Un día en la vida

Manuel Barea

mbarea@diariodesevilla.es

'Criminófagos'

El tertuliano cambia por unos días el picor inguinal del ligue de una famosilla por el asesinato de un niño

Sea cual sea nuestro oficio -digno y honroso- no nos conformamos con él. Es como si nos aburriera, de tan rutinario. Así que ante un hecho como el rapto y asesinato de un niño de ocho años nos ponemos intensos -algunos hasta salivan- y brota en nosotros ese policía, fiscal, abogado, juez, forense o verdugo que cada cual lleva dentro... Pero no es suficiente: colmadas ya todas esas expectativas profesionales adquirimos también, para reforzar nuestras nada ponderadas opiniones -¿por qué iban a serlo?-, hasta la condición de asesino -sin presunto-, de víctima -virtual, claro-, de familiar de uno y otra, y también la de testigo -sin haberlo sido- y la de vecino de los actores principales del suceso -aunque vivamos a miles de kilómetros del lugar de los hechos-. Usurpamos todas esas identidades y ya lo sabemos absolutamente todo, nos hacemos una idea sólida y sin lagunas ni puntos negros sobre lo que ha ocurrido. No hay nadie sobre la faz de la tierra que nos convenza de que las cosas no han ocurrido como sostenemos. Y no hablemos de clarividencia. Han sido legión los que se han adelantado en este caso a los investigadores de la Guardia Civil: "Ya lo dije yo, la negra no era de fiar".

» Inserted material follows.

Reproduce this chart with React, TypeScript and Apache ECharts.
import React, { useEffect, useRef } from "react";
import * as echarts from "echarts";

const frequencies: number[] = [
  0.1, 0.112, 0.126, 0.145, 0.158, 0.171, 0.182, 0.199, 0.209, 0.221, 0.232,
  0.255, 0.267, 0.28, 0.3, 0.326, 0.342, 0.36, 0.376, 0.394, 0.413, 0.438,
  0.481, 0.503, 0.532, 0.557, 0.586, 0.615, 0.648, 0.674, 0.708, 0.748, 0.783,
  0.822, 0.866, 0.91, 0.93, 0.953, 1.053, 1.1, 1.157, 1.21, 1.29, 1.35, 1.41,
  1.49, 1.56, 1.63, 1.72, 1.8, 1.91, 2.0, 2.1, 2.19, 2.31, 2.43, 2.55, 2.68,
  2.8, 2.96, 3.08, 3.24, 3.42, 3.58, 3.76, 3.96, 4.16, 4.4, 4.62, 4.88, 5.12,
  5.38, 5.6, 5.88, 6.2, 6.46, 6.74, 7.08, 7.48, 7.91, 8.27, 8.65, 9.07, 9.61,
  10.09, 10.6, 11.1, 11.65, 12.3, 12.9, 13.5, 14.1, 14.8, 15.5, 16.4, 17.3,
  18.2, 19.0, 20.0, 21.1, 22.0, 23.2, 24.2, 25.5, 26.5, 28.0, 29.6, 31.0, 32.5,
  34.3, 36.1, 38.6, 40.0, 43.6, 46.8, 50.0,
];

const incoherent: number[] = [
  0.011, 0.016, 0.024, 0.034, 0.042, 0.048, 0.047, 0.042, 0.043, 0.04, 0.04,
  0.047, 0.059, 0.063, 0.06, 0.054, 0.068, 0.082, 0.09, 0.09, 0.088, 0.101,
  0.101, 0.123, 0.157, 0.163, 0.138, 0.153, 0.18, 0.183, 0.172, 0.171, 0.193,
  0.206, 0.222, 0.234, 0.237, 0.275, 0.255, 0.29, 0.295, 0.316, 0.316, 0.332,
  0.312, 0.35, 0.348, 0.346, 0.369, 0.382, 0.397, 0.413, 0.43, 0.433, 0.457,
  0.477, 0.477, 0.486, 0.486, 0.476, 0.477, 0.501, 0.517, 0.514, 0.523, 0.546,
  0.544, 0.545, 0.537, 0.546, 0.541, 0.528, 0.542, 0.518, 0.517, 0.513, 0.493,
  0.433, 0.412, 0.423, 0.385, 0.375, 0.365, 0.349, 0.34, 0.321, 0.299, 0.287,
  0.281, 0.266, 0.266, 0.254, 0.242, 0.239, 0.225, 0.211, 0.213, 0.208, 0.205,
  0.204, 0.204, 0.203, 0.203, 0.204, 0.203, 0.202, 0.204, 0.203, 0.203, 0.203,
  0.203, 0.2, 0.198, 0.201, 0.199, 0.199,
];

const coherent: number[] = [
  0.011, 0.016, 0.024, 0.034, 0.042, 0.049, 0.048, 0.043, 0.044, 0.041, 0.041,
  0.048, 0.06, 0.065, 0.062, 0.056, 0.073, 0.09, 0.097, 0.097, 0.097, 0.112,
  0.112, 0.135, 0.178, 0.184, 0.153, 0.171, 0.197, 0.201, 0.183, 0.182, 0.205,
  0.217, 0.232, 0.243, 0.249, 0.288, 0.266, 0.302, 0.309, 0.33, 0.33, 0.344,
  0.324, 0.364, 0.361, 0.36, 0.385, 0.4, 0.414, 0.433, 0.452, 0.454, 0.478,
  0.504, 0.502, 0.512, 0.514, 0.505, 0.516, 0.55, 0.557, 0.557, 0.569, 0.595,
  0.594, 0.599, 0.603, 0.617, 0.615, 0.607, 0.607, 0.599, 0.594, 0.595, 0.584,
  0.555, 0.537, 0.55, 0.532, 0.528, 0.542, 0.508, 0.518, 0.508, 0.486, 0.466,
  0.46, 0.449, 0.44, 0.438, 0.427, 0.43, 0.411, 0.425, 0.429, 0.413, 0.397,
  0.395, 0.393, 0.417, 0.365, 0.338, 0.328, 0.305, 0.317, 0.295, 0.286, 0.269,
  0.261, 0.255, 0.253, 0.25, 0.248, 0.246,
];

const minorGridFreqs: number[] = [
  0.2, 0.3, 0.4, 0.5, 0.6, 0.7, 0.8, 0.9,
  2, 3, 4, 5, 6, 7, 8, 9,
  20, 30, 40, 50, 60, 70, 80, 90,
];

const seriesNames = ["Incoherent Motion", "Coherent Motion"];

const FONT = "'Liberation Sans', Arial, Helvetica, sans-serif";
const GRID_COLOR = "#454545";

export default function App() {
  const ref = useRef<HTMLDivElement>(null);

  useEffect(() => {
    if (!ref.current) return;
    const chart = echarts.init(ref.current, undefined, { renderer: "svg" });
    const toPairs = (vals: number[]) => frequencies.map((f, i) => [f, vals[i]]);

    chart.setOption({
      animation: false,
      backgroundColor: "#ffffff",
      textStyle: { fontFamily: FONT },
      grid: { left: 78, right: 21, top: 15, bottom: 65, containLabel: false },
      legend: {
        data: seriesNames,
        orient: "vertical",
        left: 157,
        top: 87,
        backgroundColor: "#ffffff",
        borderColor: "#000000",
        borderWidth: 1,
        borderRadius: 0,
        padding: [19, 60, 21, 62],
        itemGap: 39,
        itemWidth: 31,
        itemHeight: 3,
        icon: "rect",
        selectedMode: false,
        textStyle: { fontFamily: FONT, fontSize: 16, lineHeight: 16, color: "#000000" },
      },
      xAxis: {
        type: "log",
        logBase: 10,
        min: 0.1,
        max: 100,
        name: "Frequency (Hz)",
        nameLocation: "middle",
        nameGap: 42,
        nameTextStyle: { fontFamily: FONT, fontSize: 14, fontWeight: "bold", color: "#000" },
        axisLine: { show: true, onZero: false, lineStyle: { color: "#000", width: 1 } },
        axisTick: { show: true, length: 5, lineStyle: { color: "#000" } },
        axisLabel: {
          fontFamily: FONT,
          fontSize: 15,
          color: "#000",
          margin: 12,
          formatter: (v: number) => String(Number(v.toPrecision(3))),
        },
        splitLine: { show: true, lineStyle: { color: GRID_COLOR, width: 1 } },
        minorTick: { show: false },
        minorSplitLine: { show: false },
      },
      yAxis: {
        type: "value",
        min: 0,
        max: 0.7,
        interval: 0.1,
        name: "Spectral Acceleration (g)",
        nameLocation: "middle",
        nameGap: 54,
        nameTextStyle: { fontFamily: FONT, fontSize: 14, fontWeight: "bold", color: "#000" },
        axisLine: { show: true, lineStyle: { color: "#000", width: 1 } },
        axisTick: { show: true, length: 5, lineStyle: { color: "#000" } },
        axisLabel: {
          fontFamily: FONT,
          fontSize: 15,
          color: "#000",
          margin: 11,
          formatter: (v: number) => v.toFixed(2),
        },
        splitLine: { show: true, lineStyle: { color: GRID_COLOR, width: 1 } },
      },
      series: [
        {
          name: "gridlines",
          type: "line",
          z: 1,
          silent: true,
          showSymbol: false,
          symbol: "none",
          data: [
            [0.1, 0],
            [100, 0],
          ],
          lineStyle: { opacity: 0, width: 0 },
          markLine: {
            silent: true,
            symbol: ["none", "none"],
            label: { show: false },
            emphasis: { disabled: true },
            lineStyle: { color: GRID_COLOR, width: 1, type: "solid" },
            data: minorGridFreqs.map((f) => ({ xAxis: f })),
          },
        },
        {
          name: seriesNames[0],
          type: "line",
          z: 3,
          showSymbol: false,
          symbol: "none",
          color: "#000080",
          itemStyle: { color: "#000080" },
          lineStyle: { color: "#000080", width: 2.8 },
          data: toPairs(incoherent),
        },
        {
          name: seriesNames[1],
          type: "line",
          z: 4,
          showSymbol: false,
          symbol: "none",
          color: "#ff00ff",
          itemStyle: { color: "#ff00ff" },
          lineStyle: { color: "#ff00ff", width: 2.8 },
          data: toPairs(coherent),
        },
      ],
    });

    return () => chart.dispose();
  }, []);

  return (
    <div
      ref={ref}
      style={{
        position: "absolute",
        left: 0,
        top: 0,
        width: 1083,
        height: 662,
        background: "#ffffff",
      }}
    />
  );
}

Cuántos sabuesos desaprovecha la policía. Cuánto Sherlock Holmes hay a su disposición y Zoido sin enterarse. Debería convocar una oferta pública de empleo para comisarios. Ah, y Catalá otra para jueces. ¿No nos estamos quejando permanentemente de que la justicia va lenta? Todos esos que dictan sentencia al segundo acabarían de golpe con el colapso en los juzgados y los artesanos de puñetas no darían abasto.

A esta colectiva fiebre analítica de un crimen como el de (por ejemplo) Gabriel Cruz y su ulterior solución por la vía exprés y sumarísima contribuyen con el influjo de una indigestión de garbanzos en el hígado de estos criminólogos espontáneos todos esos tribunales levantados en ciertos platós de televisión con la rapidez de una casa Amish. Desde ellos, una pleamar de cochambre anega con escabrosidad y sensiblería tóxicas los hogares buscando bañistas -se les llama audiencia- y los encuentra: en su sillón, el espectador se pavonea porque coincide con su tertuliano favorito, el mismo que durante unos días deja de documentar con detalle acerca del picor inguinal del último ligue de alguna famosilla y, con la misma autoridad y sin ningún sonrojo, se dedica a parlotear sobre el asesinato de un niño.